**Task description**
Restate all the material verbatim, except for the pictures.

**Source data**
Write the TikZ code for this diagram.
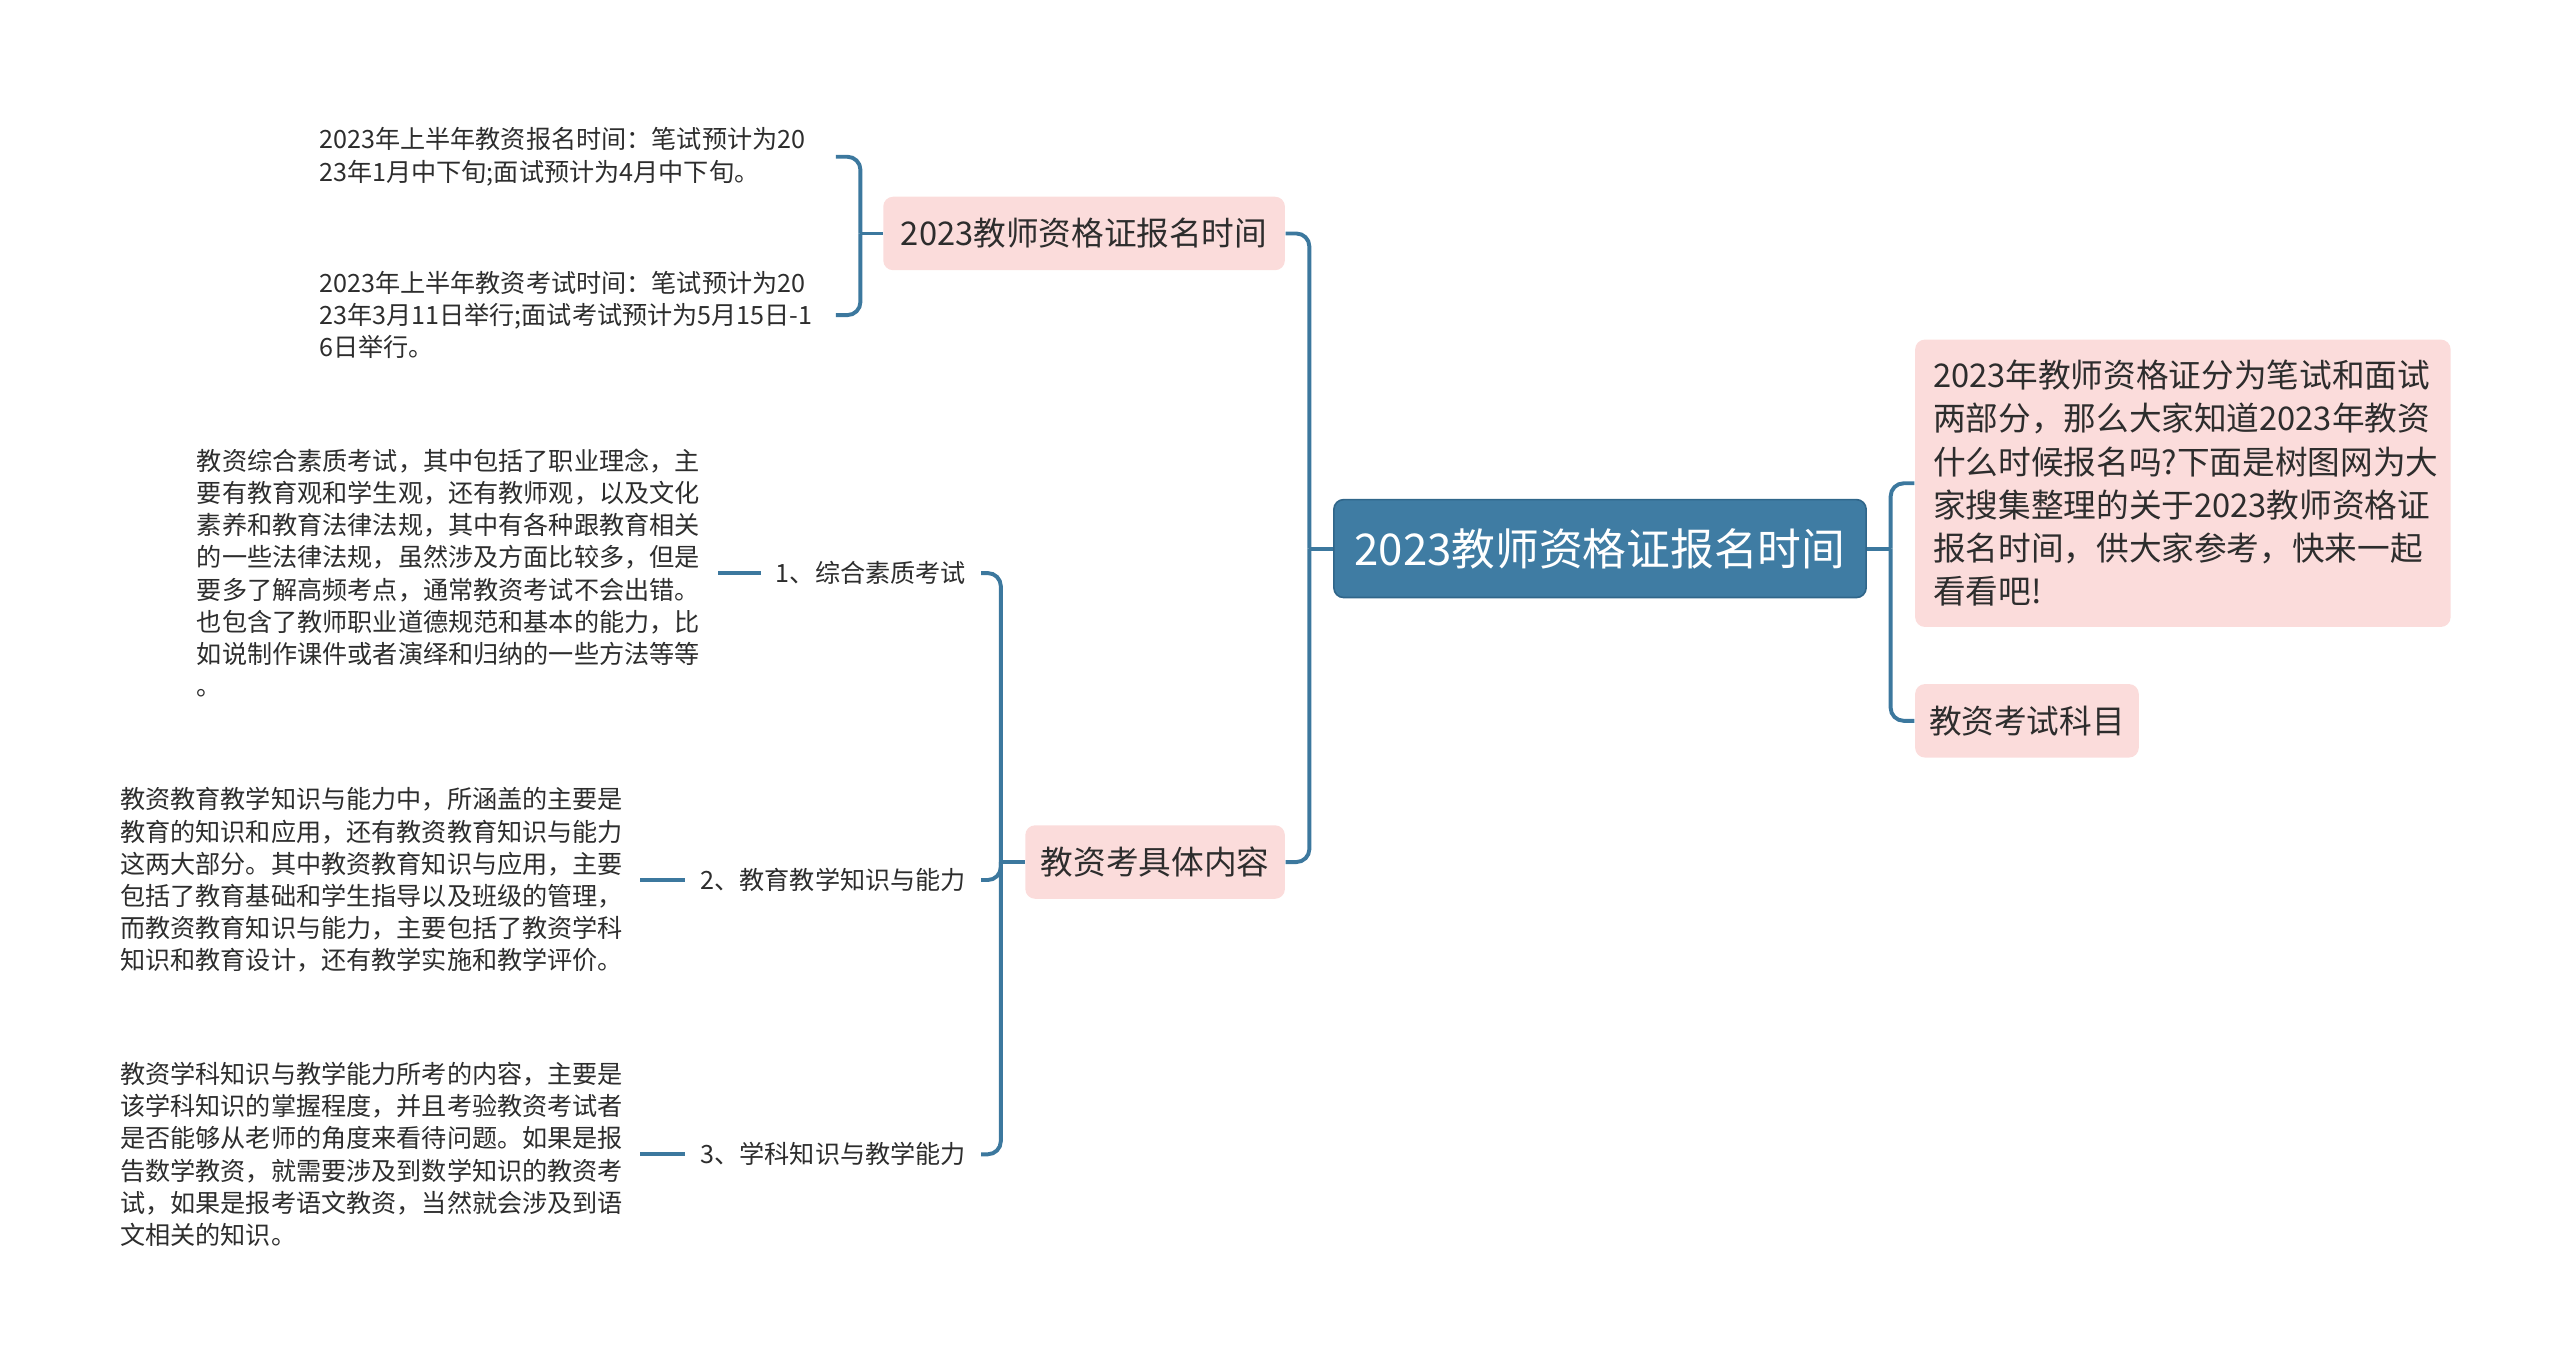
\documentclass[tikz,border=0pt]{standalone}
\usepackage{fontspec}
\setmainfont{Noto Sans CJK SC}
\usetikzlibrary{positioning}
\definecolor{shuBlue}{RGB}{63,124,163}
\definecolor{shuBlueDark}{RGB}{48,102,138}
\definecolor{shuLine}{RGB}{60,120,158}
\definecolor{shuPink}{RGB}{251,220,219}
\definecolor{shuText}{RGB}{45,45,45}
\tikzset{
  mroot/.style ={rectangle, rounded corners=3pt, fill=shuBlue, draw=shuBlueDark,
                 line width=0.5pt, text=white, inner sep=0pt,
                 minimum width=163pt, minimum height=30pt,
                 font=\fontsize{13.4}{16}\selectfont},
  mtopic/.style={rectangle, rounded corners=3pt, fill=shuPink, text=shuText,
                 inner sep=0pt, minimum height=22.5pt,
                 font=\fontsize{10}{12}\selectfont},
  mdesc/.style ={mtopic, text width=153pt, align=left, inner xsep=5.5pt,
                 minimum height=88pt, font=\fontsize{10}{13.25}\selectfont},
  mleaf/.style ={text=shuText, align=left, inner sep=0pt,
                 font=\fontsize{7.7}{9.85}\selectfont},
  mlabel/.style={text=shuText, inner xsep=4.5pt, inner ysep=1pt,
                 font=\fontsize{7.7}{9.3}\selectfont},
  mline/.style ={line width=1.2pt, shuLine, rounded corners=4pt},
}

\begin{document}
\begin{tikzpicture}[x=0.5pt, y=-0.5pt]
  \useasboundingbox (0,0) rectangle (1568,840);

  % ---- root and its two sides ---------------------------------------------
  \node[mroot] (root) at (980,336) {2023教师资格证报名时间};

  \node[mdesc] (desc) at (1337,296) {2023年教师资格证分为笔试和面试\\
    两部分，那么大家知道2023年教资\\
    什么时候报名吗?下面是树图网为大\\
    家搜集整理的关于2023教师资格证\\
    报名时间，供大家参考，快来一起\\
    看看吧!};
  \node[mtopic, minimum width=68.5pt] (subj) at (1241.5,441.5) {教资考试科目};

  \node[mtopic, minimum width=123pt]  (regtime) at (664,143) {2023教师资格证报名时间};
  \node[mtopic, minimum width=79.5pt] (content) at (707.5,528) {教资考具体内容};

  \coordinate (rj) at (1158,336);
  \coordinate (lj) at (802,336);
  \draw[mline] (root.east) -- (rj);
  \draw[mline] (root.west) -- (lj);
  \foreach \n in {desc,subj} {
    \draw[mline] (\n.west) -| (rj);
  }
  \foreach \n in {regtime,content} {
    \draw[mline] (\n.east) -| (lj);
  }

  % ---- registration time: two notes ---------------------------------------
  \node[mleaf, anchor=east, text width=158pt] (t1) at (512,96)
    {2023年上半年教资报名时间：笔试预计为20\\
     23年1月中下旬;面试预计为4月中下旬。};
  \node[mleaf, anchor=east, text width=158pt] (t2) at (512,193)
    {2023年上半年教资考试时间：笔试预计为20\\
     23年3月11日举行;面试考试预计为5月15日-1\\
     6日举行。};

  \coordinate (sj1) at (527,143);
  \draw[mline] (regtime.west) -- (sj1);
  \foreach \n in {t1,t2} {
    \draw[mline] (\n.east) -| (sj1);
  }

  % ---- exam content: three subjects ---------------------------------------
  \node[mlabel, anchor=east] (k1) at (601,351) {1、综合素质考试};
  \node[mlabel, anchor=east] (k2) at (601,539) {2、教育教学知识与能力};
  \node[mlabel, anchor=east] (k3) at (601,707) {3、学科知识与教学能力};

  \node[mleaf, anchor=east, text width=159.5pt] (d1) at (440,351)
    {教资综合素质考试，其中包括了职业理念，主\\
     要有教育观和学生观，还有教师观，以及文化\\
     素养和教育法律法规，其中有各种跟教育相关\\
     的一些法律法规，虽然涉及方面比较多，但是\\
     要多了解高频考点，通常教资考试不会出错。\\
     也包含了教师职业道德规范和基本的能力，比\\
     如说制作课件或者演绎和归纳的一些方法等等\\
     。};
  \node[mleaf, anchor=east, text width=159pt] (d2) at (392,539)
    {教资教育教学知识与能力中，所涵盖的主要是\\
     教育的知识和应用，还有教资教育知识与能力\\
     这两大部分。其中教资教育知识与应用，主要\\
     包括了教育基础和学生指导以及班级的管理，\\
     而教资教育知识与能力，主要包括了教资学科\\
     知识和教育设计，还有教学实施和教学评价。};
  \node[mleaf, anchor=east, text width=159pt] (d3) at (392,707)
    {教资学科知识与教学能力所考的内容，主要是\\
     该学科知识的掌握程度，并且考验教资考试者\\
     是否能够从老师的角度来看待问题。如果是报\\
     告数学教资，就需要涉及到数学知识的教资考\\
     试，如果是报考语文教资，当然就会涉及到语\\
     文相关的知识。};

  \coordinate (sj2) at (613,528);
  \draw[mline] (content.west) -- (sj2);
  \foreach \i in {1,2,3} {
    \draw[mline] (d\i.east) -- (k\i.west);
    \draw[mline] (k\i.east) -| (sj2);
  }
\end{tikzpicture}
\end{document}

**Response**
Write the TikZ code for this diagram.
\documentclass[tikz,border=0pt]{standalone}
\usepackage{fontspec}
\setmainfont{Noto Sans CJK SC}
\usetikzlibrary{positioning}
\definecolor{shuBlue}{RGB}{63,124,163}
\definecolor{shuBlueDark}{RGB}{48,102,138}
\definecolor{shuLine}{RGB}{60,120,158}
\definecolor{shuPink}{RGB}{251,220,219}
\definecolor{shuText}{RGB}{45,45,45}
\tikzset{
  mroot/.style ={rectangle, rounded corners=3pt, fill=shuBlue, draw=shuBlueDark,
                 line width=0.5pt, text=white, inner sep=0pt,
                 minimum width=163pt, minimum height=30pt,
                 font=\fontsize{13.4}{16}\selectfont},
  mtopic/.style={rectangle, rounded corners=3pt, fill=shuPink, text=shuText,
                 inner sep=0pt, minimum height=22.5pt,
                 font=\fontsize{10}{12}\selectfont},
  mdesc/.style ={mtopic, text width=153pt, align=left, inner xsep=5.5pt,
                 minimum height=88pt, font=\fontsize{10}{13.25}\selectfont},
  mleaf/.style ={text=shuText, align=left, inner sep=0pt,
                 font=\fontsize{7.7}{9.85}\selectfont},
  mlabel/.style={text=shuText, inner xsep=4.5pt, inner ysep=1pt,
                 font=\fontsize{7.7}{9.3}\selectfont},
  mline/.style ={line width=1.2pt, shuLine, rounded corners=4pt},
}

\begin{document}
\begin{tikzpicture}[x=0.5pt, y=-0.5pt]
  \useasboundingbox (0,0) rectangle (1568,840);

  % ---- root and its two sides ---------------------------------------------
  \node[mroot] (root) at (980,336) {2023教师资格证报名时间};

  \node[mdesc] (desc) at (1337,296) {2023年教师资格证分为笔试和面试\\
    两部分，那么大家知道2023年教资\\
    什么时候报名吗?下面是树图网为大\\
    家搜集整理的关于2023教师资格证\\
    报名时间，供大家参考，快来一起\\
    看看吧!};
  \node[mtopic, minimum width=68.5pt] (subj) at (1241.5,441.5) {教资考试科目};

  \node[mtopic, minimum width=123pt]  (regtime) at (664,143) {2023教师资格证报名时间};
  \node[mtopic, minimum width=79.5pt] (content) at (707.5,528) {教资考具体内容};

  \coordinate (rj) at (1158,336);
  \coordinate (lj) at (802,336);
  \draw[mline] (root.east) -- (rj);
  \draw[mline] (root.west) -- (lj);
  \foreach \n in {desc,subj} {
    \draw[mline] (\n.west) -| (rj);
  }
  \foreach \n in {regtime,content} {
    \draw[mline] (\n.east) -| (lj);
  }

  % ---- registration time: two notes ---------------------------------------
  \node[mleaf, anchor=east, text width=158pt] (t1) at (512,96)
    {2023年上半年教资报名时间：笔试预计为20\\
     23年1月中下旬;面试预计为4月中下旬。};
  \node[mleaf, anchor=east, text width=158pt] (t2) at (512,193)
    {2023年上半年教资考试时间：笔试预计为20\\
     23年3月11日举行;面试考试预计为5月15日-1\\
     6日举行。};

  \coordinate (sj1) at (527,143);
  \draw[mline] (regtime.west) -- (sj1);
  \foreach \n in {t1,t2} {
    \draw[mline] (\n.east) -| (sj1);
  }

  % ---- exam content: three subjects ---------------------------------------
  \node[mlabel, anchor=east] (k1) at (601,351) {1、综合素质考试};
  \node[mlabel, anchor=east] (k2) at (601,539) {2、教育教学知识与能力};
  \node[mlabel, anchor=east] (k3) at (601,707) {3、学科知识与教学能力};

  \node[mleaf, anchor=east, text width=159.5pt] (d1) at (440,351)
    {教资综合素质考试，其中包括了职业理念，主\\
     要有教育观和学生观，还有教师观，以及文化\\
     素养和教育法律法规，其中有各种跟教育相关\\
     的一些法律法规，虽然涉及方面比较多，但是\\
     要多了解高频考点，通常教资考试不会出错。\\
     也包含了教师职业道德规范和基本的能力，比\\
     如说制作课件或者演绎和归纳的一些方法等等\\
     。};
  \node[mleaf, anchor=east, text width=159pt] (d2) at (392,539)
    {教资教育教学知识与能力中，所涵盖的主要是\\
     教育的知识和应用，还有教资教育知识与能力\\
     这两大部分。其中教资教育知识与应用，主要\\
     包括了教育基础和学生指导以及班级的管理，\\
     而教资教育知识与能力，主要包括了教资学科\\
     知识和教育设计，还有教学实施和教学评价。};
  \node[mleaf, anchor=east, text width=159pt] (d3) at (392,707)
    {教资学科知识与教学能力所考的内容，主要是\\
     该学科知识的掌握程度，并且考验教资考试者\\
     是否能够从老师的角度来看待问题。如果是报\\
     告数学教资，就需要涉及到数学知识的教资考\\
     试，如果是报考语文教资，当然就会涉及到语\\
     文相关的知识。};

  \coordinate (sj2) at (613,528);
  \draw[mline] (content.west) -- (sj2);
  \foreach \i in {1,2,3} {
    \draw[mline] (d\i.east) -- (k\i.west);
    \draw[mline] (k\i.east) -| (sj2);
  }
\end{tikzpicture}
\end{document}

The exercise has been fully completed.